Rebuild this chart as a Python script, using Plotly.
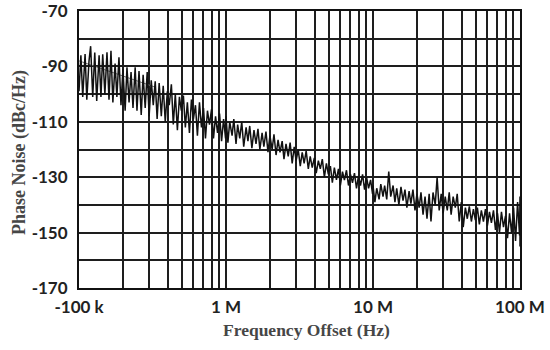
import plotly.graph_objects as go

# frequency mantissas per decade (sample positions)
mant = [1.00, 1.03, 1.06, 1.10, 1.13, 1.17, 1.20, 1.24, 1.28, 1.32, 1.37, 1.41, 1.45, 1.50,
        1.55, 1.60, 1.65, 1.70, 1.76, 1.81, 1.87, 1.93, 1.99, 2.06, 2.12, 2.19, 2.26, 2.33,
        2.41, 2.48, 2.56, 2.65, 2.73, 2.82, 2.91, 3.00, 3.10, 3.20, 3.30, 3.40, 3.51, 3.63,
        3.74, 3.86, 3.99, 4.11, 4.25, 4.38, 4.52, 4.67, 4.82, 4.97, 5.13, 5.29, 5.46, 5.64,
        5.82, 6.00, 6.20, 6.39, 6.60, 6.81, 7.03, 7.25, 7.48, 7.72, 7.97, 8.22, 8.49, 8.76,
        9.04, 9.33, 9.63, 9.93]

# phase noise (dBc/Hz), 100 kHz - 1 MHz
dec1_db = [-99, -86, -101, -85.5, -102, -88, -82.7, -101, -85, -102.5,
           -86, -101, -85.6, -100, -84.9, -102, -84.4, -103, -89, -101,
           -86.7, -104, -91, -106, -90.3, -103, -92, -105, -90.3, -106,
           -91.7, -107.5, -93, -105, -92, -108, -95, -104, -95.4, -109,
           -96, -108, -97, -110, -99, -104, -96.5, -111, -100, -113,
           -101, -106, -100.5, -112, -103, -114, -102, -109, -104, -115,
           -103, -112, -105, -116, -106, -111, -105.5, -116, -108, -114,
           -107, -117, -109, -116]
# 1 MHz - 10 MHz
dec2_db = [-108, -117.5, -110, -115, -109, -118, -111, -116, -110, -119,
           -112, -117, -111.5, -119.5, -113, -118, -112.5, -120, -114, -119,
           -113.5, -121, -115, -120, -114.5, -122, -116.5, -121, -117, -123.5,
           -118, -122.5, -117.5, -125, -119, -124, -120, -126, -121, -125,
           -120.5, -127, -122.5, -126.5, -123, -128.5, -124, -127, -123.5, -130,
           -125, -129, -126, -132, -126.5, -131, -127, -133, -128, -131,
           -127.5, -133, -129, -132, -128.5, -134, -129.5, -133, -129, -134.5,
           -130, -134, -131, -136]
# 10 MHz - 100 MHz
dec3_db = [-133, -139, -134, -138, -132.5, -137, -133, -138, -128, -137,
           -133, -139, -134, -140, -133.5, -138.5, -134.5, -141, -135, -139.5,
           -134.5, -142, -136, -141, -135.5, -143.5, -137, -145, -136, -146,
           -135.5, -140, -130, -142, -136, -143, -137, -142, -135.5, -143.5,
           -137, -141, -136, -146, -139, -148, -141, -145, -140.5, -146,
           -141.5, -145.5, -141, -147, -142, -146, -141.5, -147.5, -142.5, -146.5,
           -142, -149, -143, -150, -142.5, -148, -144, -152, -143, -150,
           -141, -153, -139, -151]
end_freq = [1e8, 1e8]
end_db = [-137, -155]

# faint trend line at the start
trend_freq = [1e5, 3.3e5]
trend_db = [-88, -97.5]

x_tickvals = [1e5, 1e6, 1e7, 1e8]
x_ticktext = ["-100 k", "1 M", "10 M", "100 M"]
y_tickvals = [-170, -160, -150, -140, -130, -120, -110, -100, -90, -80, -70]
y_ticktext = ["-170", "", "-150", "", "-130", "", "-110", "", "-90", "", "-70"]

freq = ([m * 1e5 for m in mant] + [m * 1e6 for m in mant]
        + [m * 1e7 for m in mant] + end_freq)
db = dec1_db + dec2_db + dec3_db + end_db

minor_vals = [k * 10 ** e for e in (5, 6, 7) for k in range(2, 10)]

fig = go.Figure()
fig.add_trace(go.Scatter(x=trend_freq, y=trend_db, mode="lines",
                         line=dict(color="#777777", width=1), showlegend=False))
fig.add_trace(go.Scatter(x=freq, y=db, mode="lines",
                         line=dict(color="#111111", width=1.5), showlegend=False))

grid_col = "#1e1e1e"
tick_font = dict(family="Lato", size=17, color="#222222", weight="bold")

ML, MR, MT, MB = 79, 30, 11, 62

fig.update_layout(
    width=550, height=350,
    margin=dict(l=ML, r=MR, t=MT, b=MB, autoexpand=False),
    paper_bgcolor="white", plot_bgcolor="white",
    xaxis=dict(type="log", range=[5, 8], tickmode="array",
               tickvals=x_tickvals, ticktext=x_ticktext,
               showgrid=True, gridcolor=grid_col, gridwidth=1.6,
               minor=dict(tickmode="array", tickvals=minor_vals, showgrid=True,
                          gridcolor=grid_col, gridwidth=1.6, ticks=""),
               ticks="", tickfont=tick_font, ticklabelstandoff=3, automargin=False,
               ticklabeloverflow="allow",
               showline=True, linecolor="#111111", linewidth=2, mirror=True,
               zeroline=False),
    yaxis=dict(range=[-170, -70], tickmode="array",
               tickvals=y_tickvals, ticktext=y_ticktext,
               showgrid=True, gridcolor=grid_col, gridwidth=1.6,
               ticks="", tickfont=tick_font, ticklabelstandoff=6, automargin=False,
               ticklabeloverflow="allow",
               showline=True, linecolor="#111111", linewidth=2, mirror=True,
               zeroline=False),
    annotations=[
        dict(text="<b>Frequency Offset (Hz)</b>", x=306, y=330, xref="paper", yref="paper",
             showarrow=False, font=dict(family="Liberation Serif", size=17.5, color="#464646")),
        dict(text="<b>Phase Noise (dBc/Hz)</b>", x=19, y=153, xref="paper", yref="paper",
             showarrow=False, textangle=-90,
             font=dict(family="Liberation Serif", size=18, color="#464646")),
    ],
)

# convert annotation pixel positions to paper coords
pw = 550 - ML - MR
ph = 350 - MT - MB
for a in fig.layout.annotations:
    px, py = a.x, a.y
    a.x = (px - ML) / pw
    a.y = 1 - (py - MT) / ph
    a.xanchor = "center"
    a.yanchor = "middle"

fig.write_html("out.html", config={"displayModeBar": False},
               post_script="document.body.style.margin='0';document.body.style.padding='0';")
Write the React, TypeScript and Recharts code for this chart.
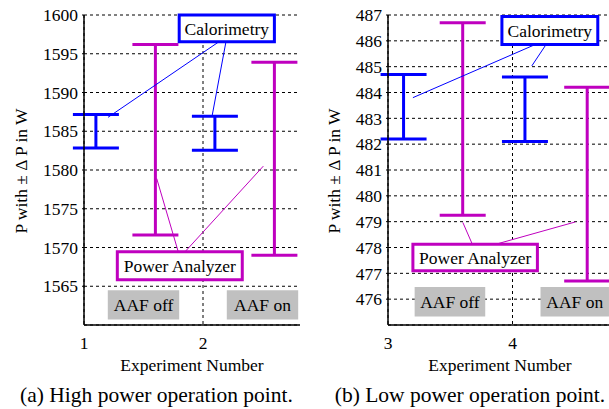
import React from 'react';
import {
  ScatterChart, Scatter, XAxis, YAxis, CartesianGrid, ErrorBar,
  ReferenceArea, ReferenceLine,
} from 'recharts';

const FONT = '"Liberation Serif", "Times New Roman", serif';
const BLUE = '#0000ff';
const MAGENTA = '#bf00bf';
const GRAY = '#c0c0c0';
const FS = 17.5;

// (a) high power operation point
const highCalX = [1.1, 2.1];
const highCalLow = [1582.85, 1582.55];
const highCalHigh = [1587.15, 1586.95];
const highPaX = [1.6, 2.6];
const highPaLow = [1571.6, 1569.0];
const highPaHigh = [1596.2, 1593.9];
const highXTicks = [1, 2];
const highYTicks = [1565, 1570, 1575, 1580, 1585, 1590, 1595, 1600];

// (b) low power operation point
const lowCalX = [3.125, 4.1];
const lowCalLow = [482.2, 482.1];
const lowCalHigh = [484.7, 484.6];
const lowPaX = [3.6, 4.6];
const lowPaLow = [479.25, 476.7];
const lowPaHigh = [486.7, 484.2];
const lowXTicks = [3, 4];
const lowYTicks = [476, 477, 478, 479, 480, 481, 482, 483, 484, 485, 486, 487];

const toRows = (xs: number[], lo: number[], hi: number[]) =>
  xs.map((x, i) => ({ x, y: (lo[i] + hi[i]) / 2, err: (hi[i] - lo[i]) / 2 }));

type Box = { x1: number; x2: number; y1: number; y2: number; label: string };
type Seg = [number, number, number, number];

interface PanelProps {
  left: number;
  clipWidth: number;
  yAxisWidth: number;
  plotWidth: number;
  xDomain: [number, number];
  yDomain: [number, number];
  xTicks: number[];
  yTicks: number[];
  cal: { x: number; y: number; err: number }[];
  pa: { x: number; y: number; err: number }[];
  aaf: Box[];
  calBox: Box;
  paBox: Box;
  calLeaders: Seg[];
  paLeaders: Seg[];
}

const noShape = () => <g />;

function Panel(p: PanelProps) {
  const width = p.yAxisWidth + p.plotWidth + 10;
  const tick = { fontSize: FS, fill: '#000', fontFamily: FONT };
  return (
    <div style={{ position: 'absolute', left: p.left, top: 0, width: p.clipWidth, height: 355, overflow: 'hidden' }}>
      <ScatterChart width={width} height={355} margin={{ top: 15, right: 10, bottom: 0, left: 0 }}>
        <CartesianGrid stroke="#000" strokeDasharray="3 3" strokeWidth={1} />
        <XAxis
          type="number" dataKey="x" domain={p.xDomain} ticks={p.xTicks} allowDataOverflow interval={0}
          height={30} tickLine={false} tickSize={0} tickMargin={12} tick={tick}
          axisLine={{ stroke: '#000', strokeWidth: 1.5 }}
        />
        <YAxis
          type="number" dataKey="y" domain={p.yDomain} ticks={p.yTicks} allowDataOverflow interval={0}
          width={p.yAxisWidth} tickSize={2} tickMargin={4} tick={tick}
          tickLine={{ stroke: '#000' }} axisLine={{ stroke: '#000', strokeWidth: 1.5 }}
        />
        {p.aaf.map((b, i) => (
          <ReferenceArea
            key={'aaf' + i} x1={b.x1} x2={b.x2} y1={b.y1} y2={b.y2} ifOverflow="visible"
            fill={GRAY} fillOpacity={1} stroke="none"
            label={{ value: b.label, position: 'center', fill: '#000', fontSize: FS, fontFamily: FONT }}
          />
        ))}
        <Scatter data={p.cal} shape={noShape} isAnimationActive={false}>
          <ErrorBar dataKey="err" direction="y" width={23} strokeWidth={3} stroke={BLUE} isAnimationActive={false} />
        </Scatter>
        <Scatter data={p.pa} shape={noShape} isAnimationActive={false}>
          <ErrorBar dataKey="err" direction="y" width={23} strokeWidth={3} stroke={MAGENTA} isAnimationActive={false} />
        </Scatter>
        {p.calLeaders.map((s, i) => (
          <ReferenceLine key={'cl' + i} segment={[{ x: s[0], y: s[1] }, { x: s[2], y: s[3] }]}
            stroke={BLUE} strokeWidth={1} ifOverflow="visible" />
        ))}
        {p.paLeaders.map((s, i) => (
          <ReferenceLine key={'pl' + i} segment={[{ x: s[0], y: s[1] }, { x: s[2], y: s[3] }]}
            stroke={MAGENTA} strokeWidth={1} ifOverflow="visible" />
        ))}
        {[{ b: p.calBox, c: BLUE }, { b: p.paBox, c: MAGENTA }].map(({ b, c }, i) => (
          <ReferenceArea
            key={'box' + i} x1={b.x1} x2={b.x2} y1={b.y1} y2={b.y2} ifOverflow="visible"
            fill="#fff" fillOpacity={1} stroke={c} strokeWidth={3}
            label={{ value: b.label, position: 'center', fill: '#000', fontSize: FS, fontFamily: FONT }}
          />
        ))}
      </ScatterChart>
    </div>
  );
}

export default function App() {
  const txt = { fontSize: FS, fontFamily: FONT, fill: '#000' };
  return (
    <div style={{ position: 'absolute', left: 0, top: 0, width: 609, height: 409, background: '#fff', fontFamily: FONT }}>
      <style>{`.recharts-wrapper text, .recharts-text { font-family: ${FONT}; }`}</style>
      <Panel
        left={0} clipWidth={300} yAxisWidth={84} plotWidth={238}
        xDomain={[1, 3]} yDomain={[1560, 1600]} xTicks={highXTicks} yTicks={highYTicks}
        cal={toRows(highCalX, highCalLow, highCalHigh)}
        pa={toRows(highPaX, highPaLow, highPaHigh)}
        aaf={[
          { x1: 1.2, x2: 1.8, y1: 1560.7, y2: 1564.5, label: 'AAF off' },
          { x1: 2.2, x2: 2.8, y1: 1560.7, y2: 1564.5, label: 'AAF on' },
        ]}
        calBox={{ x1: 1.8, x2: 2.6, y1: 1596.55, y2: 1600, label: 'Calorimetry' }}
        paBox={{ x1: 1.28, x2: 2.33, y1: 1565.85, y2: 1569.45, label: 'Power Analyzer' }}
        calLeaders={[[2.134, 1596.55, 1.202, 1586.8], [2.193, 1596.55, 2.078, 1587.1]]}
        paLeaders={[[1.611, 1578.9, 1.792, 1569.45], [1.849, 1569.45, 2.507, 1580.5]]}
      />
      <Panel
        left={300} clipWidth={309} yAxisWidth={88} plotWidth={249}
        xDomain={[3, 5]} yDomain={[475, 487]} xTicks={lowXTicks} yTicks={lowYTicks}
        cal={toRows(lowCalX, lowCalLow, lowCalHigh)}
        pa={toRows(lowPaX, lowPaLow, lowPaHigh)}
        aaf={[
          { x1: 3.214, x2: 3.781, y1: 475.33, y2: 476.47, label: 'AAF off' },
          { x1: 4.225, x2: 4.775, y1: 475.33, y2: 476.47, label: 'AAF on' },
        ]}
        calBox={{ x1: 3.915, x2: 4.685, y1: 485.86, y2: 486.94, label: 'Calorimetry' }}
        paBox={{ x1: 3.2, x2: 4.2, y1: 477.1, y2: 478.13, label: 'Power Analyzer' }}
        calLeaders={[[4.184, 485.86, 3.2, 483.8], [4.27, 485.86, 4.155, 485.03]]}
        paLeaders={[[3.677, 478.13, 3.601, 478.97], [3.869, 478.13, 4.505, 478.99]]}
      />
      <svg width={609} height={409} style={{ position: 'absolute', left: 0, top: 0, pointerEvents: 'none' }}>
        <text {...txt} textAnchor="middle" transform="translate(27,171) rotate(-90)">P with ± Δ P in W</text>
        <text {...txt} textAnchor="middle" transform="translate(340,171) rotate(-90)">P with ± Δ P in W</text>
        <text {...txt} textAnchor="middle" x={192} y={371}>Experiment Number</text>
        <text {...txt} textAnchor="middle" x={500} y={371}>Experiment Number</text>
        <text {...txt} fontSize={21.5} textAnchor="middle" x={156.5} y={402}>(a) High power operation point.</text>
        <text {...txt} fontSize={21.5} textAnchor="middle" x={470} y={402}>(b) Low power operation point.</text>
      </svg>
    </div>
  );
}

***

**Problem to work on:** Leave out the pictures, then repeat the listing above exactly from its first line to the line with "9.04, 9.33, 9.63, 9.93]", inclusive.

**The output:**
Rebuild this chart as a Python script, using Plotly.
import plotly.graph_objects as go

# frequency mantissas per decade (sample positions)
mant = [1.00, 1.03, 1.06, 1.10, 1.13, 1.17, 1.20, 1.24, 1.28, 1.32, 1.37, 1.41, 1.45, 1.50,
        1.55, 1.60, 1.65, 1.70, 1.76, 1.81, 1.87, 1.93, 1.99, 2.06, 2.12, 2.19, 2.26, 2.33,
        2.41, 2.48, 2.56, 2.65, 2.73, 2.82, 2.91, 3.00, 3.10, 3.20, 3.30, 3.40, 3.51, 3.63,
        3.74, 3.86, 3.99, 4.11, 4.25, 4.38, 4.52, 4.67, 4.82, 4.97, 5.13, 5.29, 5.46, 5.64,
        5.82, 6.00, 6.20, 6.39, 6.60, 6.81, 7.03, 7.25, 7.48, 7.72, 7.97, 8.22, 8.49, 8.76,
        9.04, 9.33, 9.63, 9.93]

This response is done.